Making materials accessible through electronic reserve systems raises significant copyright issues. Electronic reserve operations include the making of a digital version of text, the distribution and display of that version at workstations, and downloading and printing of copies. The complexities of the electronic environment, and the growing potential for implicating copyright infringements, raise the need for a fresh understanding of fair use. These guidelines are not intended to burden the facilitation of reserves unduly, but instead offer a workable path that educators and librarians may follow in order to exercise a meaningful application of fair use, while also acknowledging and respecting the interests of copyright owners.
These guidelines focus generally on the traditional domain of reserve rooms, particularly copies of journal articles and book chapters, and their accompanying graphics. Nevertheless, they are not meant to apply exclusively to textual materials and may be instructive for the fair use of other media. The guidelines also focus on the use of the complete article or the entire book chapter. Using only brief excerpts from such works would most likely also be fair use, possibly without all of the restrictions or conditions set forth in these guidelines. Operators of reserve systems should also provide safeguards for the integrity of the text and the author's reputation, including verification that the text is correctly scanned.
The guidelines address only those materials protected by copyright and for which the institution has not obtained permission before including them in an electronic reserve system.
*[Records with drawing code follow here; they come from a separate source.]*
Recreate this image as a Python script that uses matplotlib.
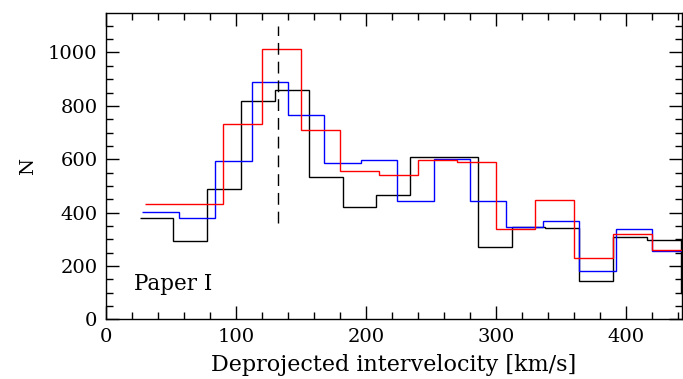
import numpy as np
import matplotlib
matplotlib.use('Agg')
import matplotlib.pyplot as plt
from matplotlib.ticker import MultipleLocator

plt.rcParams['font.family'] = 'DejaVu Serif'
plt.rcParams['font.size'] = 14

# step histograms of deprojected intervelocity, three samples
black_edges = np.arange(26, 469, 26)
black_n = [381, 293, 488, 817, 858, 535, 422, 466, 607, 610,
           270, 347, 342, 145, 309, 297, 97]

blue_edges = np.arange(28, 449, 28)
blue_n = [404, 381, 595, 889, 764, 587, 597, 445, 602, 445,
          345, 367, 181, 339, 255]

red_edges = np.arange(30, 451, 30)
red_n = [434, 434, 731, 1012, 709, 557, 540, 597, 591, 340,
         447, 230, 321, 259]

v_peak = 132
peak_span = (360, 1100)

fig = plt.figure(figsize=(6.83, 3.79), dpi=100)
ax = fig.add_axes([0.155, 0.1575, 0.8435, 0.8075])

ax.stairs(black_n, black_edges, baseline=None, color='k', lw=1.0)
ax.stairs(blue_n, blue_edges, baseline=None, color='#0000ff', lw=1.0)
ax.stairs(red_n, red_edges, baseline=None, color='#ff0000', lw=1.0)

ax.plot([v_peak, v_peak], peak_span, color='k', lw=1.0, ls=(0, (8.5, 5)))

ax.text(22, 108, 'Paper I', fontsize=15.5)

ax.set_xlim(0, 443)
ax.set_ylim(0, 1147)
ax.xaxis.set_major_locator(MultipleLocator(100))
ax.xaxis.set_minor_locator(MultipleLocator(20))
ax.yaxis.set_major_locator(MultipleLocator(200))
ax.yaxis.set_minor_locator(MultipleLocator(50))
ax.tick_params(which='both', direction='in', top=True, right=True, width=1.0)
ax.tick_params(which='major', length=9.5, pad=6)
ax.tick_params(which='minor', length=5)
for s in ax.spines.values():
    s.set_linewidth(1.0)

ax.set_xlabel('Deprojected intervelocity [km/s]', fontsize=16, labelpad=6)
ax.set_ylabel('N', labelpad=8)

fig.savefig('out.png', dpi=100)
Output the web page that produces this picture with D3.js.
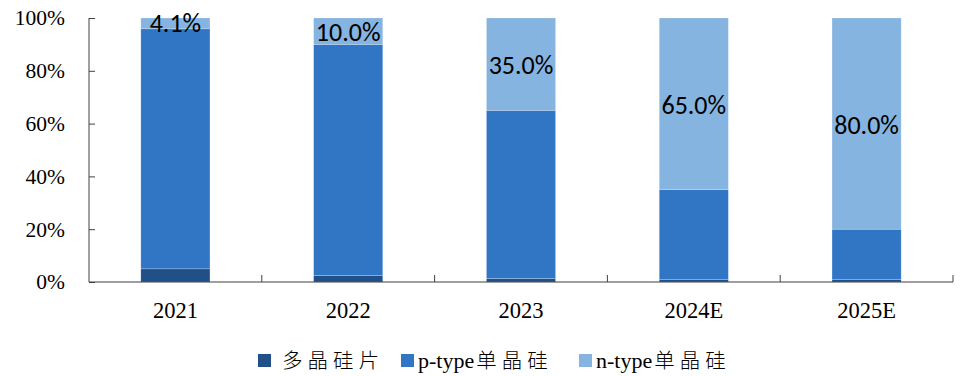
<!DOCTYPE html>
<html>
<head>
<meta charset="utf-8">
<script src="https://cdn.jsdelivr.net/npm/d3@7/dist/d3.min.js"></script>
<style>
  html, body { margin: 0; padding: 0; background: #fff; }
  svg { display: block; }
</style>
</head>
<body>
<svg id="chart" width="963" height="376"></svg>
<script>
// Wafer type market share by year (stacked to 100%)
const years = ["2021", "2022", "2023", "2024E", "2025E"];
const polySi = [5.0, 2.5, 1.3, 1.0, 1.0];          // 多晶硅片
const pTypeMono = [90.9, 87.5, 63.7, 34.0, 19.0];   // p-type单晶硅
const nTypeMono = [4.1, 10.0, 35.0, 65.0, 80.0];    // n-type单晶硅
const yTicks = [0, 20, 40, 60, 80, 100];
const seriesLatin = ["", "p-type", "n-type"];
const seriesCJK = ["多晶硅片", "单晶硅", "单晶硅"];
const seriesColors = ["#214f87", "#3176c5", "#86b4e0"];

const svg = d3.select("#chart");
const x0 = 89, x1 = 953, yTop = 18, yBot = 282;

const x = d3.scaleBand().domain(years).range([x0, x1]).paddingInner(0.6).paddingOuter(0.3);
const y = d3.scaleLinear().domain([0, 100]).range([yBot, yTop]);

const rows = years.map((yr, i) => ({ year: yr, poly: polySi[i], p: pTypeMono[i], n: nTypeMono[i] }));
const stack = d3.stack().keys(["poly", "p", "n"]);
const layers = stack(rows);

svg.append("g").selectAll("g")
  .data(layers)
  .join("g")
  .attr("fill", (d, i) => seriesColors[i])
  .selectAll("rect")
  .data(d => d)
  .join("rect")
  .attr("x", d => x(d.data.year))
  .attr("width", x.bandwidth())
  .attr("y", d => y(d[1]))
  .attr("height", d => y(d[0]) - y(d[1]))
  .attr("stroke", "rgba(255,255,255,0.35)")
  .attr("stroke-width", 0.6);

// n-type share labels, centered in their segment
const nLayer = layers[2];
svg.append("g").selectAll("text")
  .data(nLayer)
  .join("text")
  .attr("x", d => x(d.data.year) + x.bandwidth() / 2)
  .attr("y", (d, i) => (y(d[0]) + y(d[1])) / 2 + (i === 0 ? 2 : 4))
  .attr("text-anchor", "middle")
  .attr("dominant-baseline", "middle")
  .attr("font-family", "Carlito, Lato, 'Open Sans', sans-serif")
  .attr("font-size", 26)
  .attr("fill", "#000")
  .text(d => d.data.n.toFixed(1) + "%");

// Y axis
const yAxis = d3.axisLeft(y).tickValues(yTicks).tickSize(-6).tickPadding(24).tickFormat(d => d + "%");
const gy = svg.append("g").attr("transform", `translate(${x0},0)`).call(yAxis);
gy.select(".domain").attr("stroke", "#404040").attr("d", `M0,${yTop}V${yBot}`);
gy.selectAll(".tick line").attr("stroke", "#404040");
gy.selectAll("text")
  .attr("font-family", "'Liberation Serif', 'Times New Roman', serif")
  .attr("font-size", 21.5)
  .attr("fill", "#000");

// X axis with boundary ticks between categories
svg.append("line")
  .attr("x1", x0).attr("x2", x1).attr("y1", yBot).attr("y2", yBot)
  .attr("stroke", "#404040").attr("stroke-width", 1.2);
const step = x.step();
const boundaries = years.map(yr => x(yr) + x.bandwidth() / 2 + step / 2);
svg.append("g").selectAll("line")
  .data(boundaries)
  .join("line")
  .attr("x1", d => d).attr("x2", d => d)
  .attr("y1", yBot).attr("y2", yBot - 7)
  .attr("stroke", "#404040");
svg.append("g").selectAll("text")
  .data(years)
  .join("text")
  .attr("x", d => x(d) + x.bandwidth() / 2)
  .attr("y", 318)
  .attr("text-anchor", "middle")
  .attr("font-family", "'Liberation Serif', 'Times New Roman', serif")
  .attr("font-size", 22.5)
  .attr("fill", "#000")
  .text(d => d);

// Legend
const legendX = [258, 401, 579];
const lg = svg.append("g").selectAll("g")
  .data(seriesCJK)
  .join("g")
  .attr("transform", (d, i) => `translate(${legendX[i]},354)`);
lg.append("rect").attr("width", 13).attr("height", 13).attr("fill", (d, i) => seriesColors[i]);
const lt = lg.append("text")
  .attr("x", (d, i) => i === 0 ? 22 : 17)
  .attr("y", 14)
  .attr("fill", "#000");
lt.append("tspan")
  .attr("font-family", "'Liberation Serif', 'Times New Roman', serif")
  .attr("font-size", 22)
  .text((d, i) => seriesLatin[i]);
lt.append("tspan")
  .attr("dx", 2)
  .attr("font-family", "'Noto Sans CJK SC', sans-serif")
  .attr("font-size", 20.5)
  .attr("font-weight", 300)
  .attr("letter-spacing", 5)
  .text(d => d);
</script>
</body>
</html>
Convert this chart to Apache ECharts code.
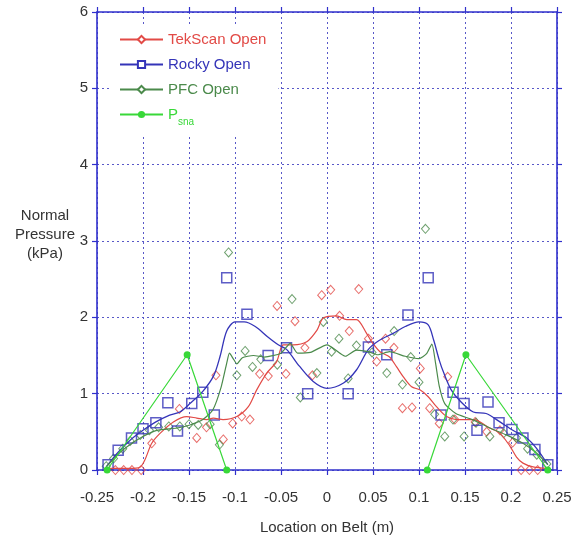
<!DOCTYPE html>
<html>
<head>
<meta charset="utf-8">
<script src="https://cdn.jsdelivr.net/npm/echarts@6/dist/echarts.min.js"></script>
<style>
  html, body { margin: 0; padding: 0; background: #fff; }
  #chart { width: 575px; height: 543px; }
</style>
</head>
<body>
<div id="chart"></div>
<script>
// Measured pressures, [location (m), pressure (kPa)]
const tekScanPoints = [
  [-0.230, 0], [-0.221, 0], [-0.212, 0], [-0.202, 0], [-0.1905, 0.35], [-0.1605, 0.80],
  [-0.1416, 0.42], [-0.131, 0.56], [-0.1207, 1.24], [-0.1127, 0.40], [-0.1025, 0.61],
  [-0.0927, 0.70], [-0.0837, 0.66], [-0.0732, 1.26], [-0.0638, 1.23], [-0.0543, 2.15],
  [-0.0446, 1.26], [-0.0348, 1.95], [-0.024, 1.60], [-0.0158, 1.24], [-0.0058, 2.29],
  [0.004, 2.36], [0.0137, 2.02], [0.0242, 1.82], [0.0345, 2.37], [0.045, 1.72],
  [0.054, 1.42], [0.0636, 1.72], [0.0728, 1.60], [0.082, 0.81], [0.0924, 0.82],
  [0.1014, 1.33], [0.1116, 0.81], [0.122, 0.61], [0.1312, 1.22], [0.139, 0.66],
  [0.161, 0.63], [0.1736, 0.50], [0.188, 0.52], [0.2018, 0.36], [0.211, 0], [0.220, 0], [0.229, 0]
];
const tekScanCurve = [
  [-0.240, 0.02], [-0.215, 0.02], [-0.203, 0.04], [-0.198, 0.13], [-0.1905, 0.35], [-0.1815, 0.48],
  [-0.167, 0.63], [-0.1525, 0.70], [-0.1416, 0.68], [-0.1308, 0.66], [-0.1236, 0.68],
  [-0.113, 0.66], [-0.098, 0.70], [-0.0855, 0.83], [-0.0764, 1.05], [-0.0655, 1.27],
  [-0.0547, 1.42], [-0.0475, 1.64], [-0.0366, 1.64], [-0.022, 1.68], [-0.011, 1.83],
  [-0.004, 1.99], [0.0105, 2.02], [0.0214, 1.97], [0.032, 1.97], [0.043, 1.79],
  [0.0486, 1.68], [0.0576, 1.55], [0.068, 1.48], [0.0757, 1.35], [0.083, 1.22],
  [0.092, 1.09], [0.101, 1.05], [0.110, 0.96], [0.119, 0.83], [0.130, 0.70],
  [0.141, 0.66], [0.159, 0.66], [0.177, 0.55], [0.188, 0.48], [0.199, 0.31],
  [0.206, 0.17], [0.213, 0.09], [0.224, 0.04], [0.239, 0.02]
];

const rockyPoints = [
  [-0.238, 0.07], [-0.227, 0.26], [-0.2125, 0.42], [-0.200, 0.54], [-0.186, 0.62],
  [-0.173, 0.88], [-0.1625, 0.51], [-0.147, 0.87], [-0.135, 1.02], [-0.1225, 0.72],
  [-0.109, 2.52], [-0.087, 2.04], [-0.064, 1.50], [-0.044, 1.60], [-0.021, 1.00],
  [0.023, 1.00], [0.045, 1.61], [0.065, 1.51], [0.088, 2.03], [0.110, 2.52],
  [0.124, 0.72], [0.137, 1.02], [0.149, 0.87], [0.163, 0.52], [0.175, 0.89],
  [0.187, 0.62], [0.201, 0.53], [0.213, 0.42], [0.226, 0.27], [0.240, 0.07]
];
const rockyCurve = [
  [-0.240, 0.04], [-0.228, 0.22], [-0.214, 0.39], [-0.200, 0.52], [-0.186, 0.63],
  [-0.171, 0.72], [-0.160, 0.76], [-0.149, 0.87], [-0.135, 1.03], [-0.123, 1.24],
  [-0.116, 1.50], [-0.109, 1.82], [-0.100, 1.94], [-0.090, 1.94], [-0.078, 1.88],
  [-0.065, 1.75], [-0.053, 1.64], [-0.044, 1.58], [-0.030, 1.36], [-0.015, 1.16],
  [0.000, 1.07], [0.018, 1.14], [0.032, 1.31], [0.045, 1.58], [0.057, 1.70],
  [0.072, 1.79], [0.085, 1.88], [0.100, 1.94], [0.110, 1.90], [0.116, 1.70],
  [0.122, 1.44], [0.127, 1.27], [0.135, 1.05], [0.145, 0.90], [0.159, 0.76],
  [0.173, 0.74], [0.188, 0.63], [0.202, 0.52], [0.217, 0.42], [0.228, 0.28], [0.240, 0.07]
];

const pfcPoints = [
  [-0.240, 0.05], [-0.232, 0.15], [-0.222, 0.28], [-0.214, 0.38], [-0.203, 0.46],
  [-0.193, 0.52], [-0.183, 0.56], [-0.172, 0.57], [-0.160, 0.57], [-0.150, 0.60],
  [-0.140, 0.59], [-0.127, 0.60], [-0.117, 0.33], [-0.107, 2.85], [-0.098, 1.24],
  [-0.089, 1.56], [-0.081, 1.35], [-0.072, 1.45], [-0.054, 1.38], [-0.038, 2.24],
  [-0.029, 0.95], [-0.011, 1.27], [-0.004, 1.94], [0.005, 1.55], [0.013, 1.72],
  [0.023, 1.20], [0.032, 1.63], [0.049, 1.54], [0.065, 1.27], [0.073, 1.82],
  [0.082, 1.12], [0.091, 1.48], [0.100, 1.15], [0.107, 3.16], [0.117, 0.73],
  [0.128, 0.44], [0.137, 0.66], [0.149, 0.44], [0.162, 0.62], [0.177, 0.44],
  [0.192, 0.48], [0.206, 0.42], [0.218, 0.28], [0.228, 0.20], [0.239, 0.08]
];
const pfcCurve = [
  [-0.240, 0.04], [-0.226, 0.22], [-0.212, 0.35], [-0.200, 0.44], [-0.185, 0.52],
  [-0.163, 0.55], [-0.149, 0.59], [-0.135, 0.66], [-0.124, 0.79], [-0.115, 1.09],
  [-0.109, 1.40], [-0.106, 1.53], [-0.102, 1.46], [-0.098, 1.39], [-0.092, 1.47],
  [-0.080, 1.50], [-0.068, 1.48], [-0.050, 1.53], [-0.040, 1.66], [-0.032, 1.53],
  [-0.018, 1.54], [0.000, 1.64], [0.020, 1.49], [0.032, 1.57], [0.045, 1.55],
  [0.055, 1.51], [0.068, 1.55], [0.085, 1.49], [0.100, 1.46], [0.108, 1.52],
  [0.114, 1.65], [0.118, 1.40], [0.122, 1.10], [0.128, 0.87], [0.140, 0.74],
  [0.158, 0.66], [0.177, 0.55], [0.195, 0.46], [0.213, 0.35], [0.228, 0.22], [0.240, 0.07]
];

// Two triangular load profiles; the '-' entry breaks the line between them
const psnaProfile = [
  [-0.239, 0], [-0.152, 1.51], [-0.109, 0], [0, '-'], [0.109, 0], [0.151, 1.51], [0.240, 0]
];

const xTicks = { min: -0.25, max: 0.25, step: 0.05 };
const yTicks = { min: 0, max: 6, step: 1 };

const RED = '#e24a46', BLUE = '#3434b8', DKGREEN = '#4b8a4b', GREEN = '#38d838';
const AXIS = '#3030cc', GRIDC = '#5858c8', TXT = '#333333';
const FONT = '"Liberation Sans", Arial, sans-serif';

const frameTick = { show: true, inside: false, length: 5, lineStyle: { color: AXIS, width: 1.2 } };
const frameLine = { show: true, onZero: false, lineStyle: { color: AXIS, width: 1.6 } };

const chart = echarts.init(document.getElementById('chart'), null, { renderer: 'canvas' });
chart.setOption({
  backgroundColor: '#fff',
  animation: false,
  grid: { left: 97, right: 18, top: 12, bottom: 73 },
  legend: {
    orient: 'vertical', left: 112, top: 27,
    padding: [5, 12, 8, 7],
    backgroundColor: '#ffffff',
    itemWidth: 43, itemHeight: 9, itemGap: 10,
    textStyle: { fontFamily: FONT, fontSize: 15 },
    data: [
      { name: 'TekScan Open', textStyle: { color: RED } },
      { name: 'Rocky Open', textStyle: { color: BLUE } },
      { name: 'PFC Open', textStyle: { color: DKGREEN } },
      { name: 'Psna', textStyle: { color: GREEN } }
    ],
    formatter: name => name === 'Psna' ? '{p|P}{s|sna}' : name,
    selectedMode: false,
    z: 5
  },
  xAxis: [{
    type: 'value', position: 'bottom',
    min: xTicks.min, max: xTicks.max, interval: xTicks.step,
    axisLine: frameLine, axisTick: frameTick,
    axisLabel: { color: TXT, fontFamily: FONT, fontSize: 15, margin: 20,
      formatter: v => String(+v.toFixed(2)) },
    splitLine: { show: true, lineStyle: { color: GRIDC, type: [2, 3], width: 1 } },
    name: 'Location on Belt (m)', nameLocation: 'middle', nameGap: 50,
    nameTextStyle: { color: TXT, fontFamily: FONT, fontSize: 15 }
  }, {
    type: 'value', position: 'top',
    min: xTicks.min, max: xTicks.max, interval: xTicks.step,
    axisLine: frameLine, axisTick: frameTick,
    axisLabel: { show: false }, splitLine: { show: false }
  }],
  yAxis: [{
    type: 'value', position: 'left',
    min: yTicks.min, max: yTicks.max, interval: yTicks.step,
    axisLine: frameLine, axisTick: frameTick,
    axisLabel: { color: TXT, fontFamily: FONT, fontSize: 15, margin: 9 },
    splitLine: { show: true, lineStyle: { color: GRIDC, type: [2, 3], width: 1 } }
  }, {
    type: 'value', position: 'right',
    min: yTicks.min, max: yTicks.max, interval: yTicks.step,
    axisLine: frameLine, axisTick: frameTick,
    axisLabel: { show: false }, splitLine: { show: false }
  }],
  graphic: [{
    type: 'text', x: 45, y: 235,
    style: {
      text: 'Normal\nPressure\n(kPa)', align: 'center', verticalAlign: 'middle',
      fontFamily: FONT, fontSize: 15, lineHeight: 19, fill: TXT
    }
  }],
  series: [
    // fitted curves first: they own the legend icons (line + marker)
    { name: 'TekScan Open', type: 'line', smooth: 0.3, data: tekScanCurve,
      symbol: 'emptyDiamond', showSymbol: false, color: RED,
      lineStyle: { color: RED, width: 1.2 } },
    { name: 'Rocky Open', type: 'line', smooth: 0.3, data: rockyCurve,
      symbol: 'emptyRect', showSymbol: false, color: BLUE,
      lineStyle: { color: BLUE, width: 1.3 } },
    { name: 'PFC Open', type: 'line', smooth: 0.2, data: pfcCurve,
      symbol: 'emptyDiamond', showSymbol: false, color: DKGREEN,
      lineStyle: { color: DKGREEN, width: 1.2 } },
    { name: 'Psna', type: 'line', data: psnaProfile, connectNulls: false,
      symbol: 'circle', symbolSize: 7, color: GREEN,
      lineStyle: { color: GREEN, width: 1.2 }, itemStyle: { color: GREEN } },
    { name: 'TekScan Open', type: 'scatter', data: tekScanPoints,
      symbol: 'diamond', symbolSize: [8, 9],
      itemStyle: { color: 'rgba(0,0,0,0)', borderColor: RED, borderWidth: 1 } },
    { name: 'PFC Open', type: 'scatter', data: pfcPoints,
      symbol: 'diamond', symbolSize: [8, 9],
      itemStyle: { color: 'rgba(0,0,0,0)', borderColor: DKGREEN, borderWidth: 1 } },
    { name: 'Rocky Open', type: 'scatter', data: rockyPoints,
      symbol: 'rect', symbolSize: 10,
      itemStyle: { color: 'rgba(0,0,0,0)', borderColor: BLUE, borderWidth: 1.5 } }
  ]
});
// subscript styling for the P_sna legend entry
chart.setOption({
  legend: {
    textStyle: {
      rich: {
        p: { fontFamily: FONT, fontSize: 15, color: GREEN },
        s: { fontFamily: FONT, fontSize: 10, color: GREEN, padding: [16, 0, 0, 0] }
      }
    }
  }
});
</script>
</body>
</html>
The limitations and conditions set forth in these guidelines need not apply to materials in the public domain--such as works of the U.S. government or works on which copyright has expired--or to works for which the institution has obtained permission for inclusion in the electronic reserve system. License agreements may govern the uses of some materials. Persons responsible for electronic reserve systems should refer to applicable license terms for guidance. If an instructor arranges for students to acquire a work by some means that includes permission from the copyright owner, the instructor should not include that same work on an electronic reserve system as a matter of fair use.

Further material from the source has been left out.